26 de abril de 2013

Lectivas y complementarias

(publicado en Escuela el 25 de abril de 2013)

Esas son las categorías primordiales que distinguen las horas de trabajo de los docentes. Una distinción que tiene muchas décadas y que solo ha sido perturbada por el reciente incremento del tiempo lectivo semanal.

La escisión entre lo lectivo y lo complementario está tan naturalizada que casi no reparamos en su rancia semántica. Las horas esenciales son las lectivas, las de la lectio. Las demás son complementarias, es decir, accesorias, casi prescindibles. De hecho, varían en número, definición y uso. Solo las guardias o vigilancias se mantienen invariables, incluso con esos nombres, en casi todos los lugares. De modo que el trabajo docente consistiría básicamente en impartir lecciones o en vigilar a los alumnos cuando otros no las imparten. Y seguramente así era hace años, pero parece poco adecuado suponer que sigue (o debe seguir) siendo así hoy.


La borrosa definición de las horas complementarias de computo semanal y mensual esconde tareas tan diversas como valiosas. Pero, postergadas tras lo lectivo y mal cuantificadas, limitan el desarrollo de una profesionalidad docente más compleja y equilibrada.

El tiempo lectivo es el que determina las necesidades de personal y la distribución del trabajo en los centros. Veinte horas semanales son un puesto docente (un horario) en secundaria. Poco importa si esas horas corresponden a grupos de menos de quince alumnos o de casi cuarenta, si son de materias de dos o de cinco horas semanales, si corresponden a contextos de fácil o de difícil desempeño. Lo único que cuenta es ese número. Así se generan desigualdades laborales entre los docentes que clamarían al cielo si no fuera porque no está bien visto señalar que, aunque todos seamos iguales, en realidad unos acaban siendo más iguales que otros.
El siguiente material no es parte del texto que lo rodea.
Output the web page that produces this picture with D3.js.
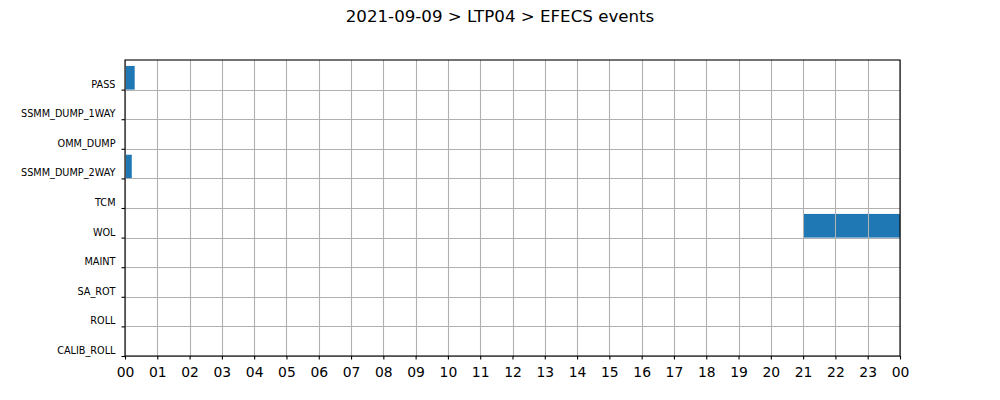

Lo cierto es que una organización del trabajo docente marcada por la rigidez del cómputo semanal del horario (ligado a una no menos rígida organización semanal del currículo) no es la más adecuada para el correcto desempeño de unas tareas mucho más complejas que las del antiguo profesor que, sin tener que coordinarse con nadie, daba sus clases, hacía alguna guardia y se iba a su casa.

Para mejorar la situación habría que empezar por cambiar la semántica. En el trabajo docente, hay un tiempo relacionado con el currículo, con las enseñanzas de las especialidades. Pero también hay un tiempo relacionado con funciones que se asignan anualmente y que no son intercambiables (singularmente las directivas, las tutoriales y las de coordinación). Y un tercer tiempo de servicio para otras tareas que sí son intercambiables entre los docentes. El reconocimiento de las segundas como funciones esenciales en los centros debería ser mucho más autónomo, flexible y variable que ahora. No tiene sentido que tenga el mismo reconocimiento en su horario el jefe de un departamento con dos miembros que el de uno con ocho. Ni tampoco que la asignación de otras tareas en el centro sea igual para un profesor con menos de cien alumnos que para otro que tiene más de doscientos. De hecho, el número de horas de permanencia en el centro debería ser diferente según la carga de trabajo externo que genera el número de alumnos de cada profesor.

Además de esa nueva semántica haría falta, por tanto, una nueva aritmética capaz de computar el tiempo anual del trabajo docente y no solo su horario semanal. La compensación anual por la variación del trabajo a largo del curso (currículos semestrales, prácticas en empresas, organización de actividades extraescolares…) supondría una flexibilización que podría ser beneficiosa tanto para la organización de los centros como para el adecuado reconocimiento del trabajo docente.

Es lamentable, por tanto, que siga pendiente una reorganización de nuestro trabajo que supere la añeja distinción entre lo lectivo y lo complementario. Como también lo es que no se haya regulado un reparto más flexible de las tareas en función de variables como la edad de los profesores. O que se mantengan los costosos privilegios económicos y laborales del cuerpo de catedráticos, una jerarquía inútil vinculada a una condición personal vitalicia (que nada garantiza y que a nada compromete) y no a una función profesional transitoria y definida. Un privilegio al que, dicho sea de paso, solo se ha podido acceder en algunos lugares y en determinados momentos.

Por desgracia, estas cuestiones no se abordaron convenientemente en unos tiempos en los que era posible mejorar a la vez las condiciones laborales y la eficacia en el servicio público educativo. Y siguen pendientes ahora que solo parece importar la reducción del gasto.

En todo caso, es importante recordar que un trabajo complejo como el educativo requiere sistemas organizativos basados en categorías sensibles a esa complejidad y que reconozcan adecuadamente las funciones más necesarias y que efectivamente se desempeñan en los centros. Lectivas y complementarias son viejas categorías burocráticas que no ayudan a mejorar esta profesión.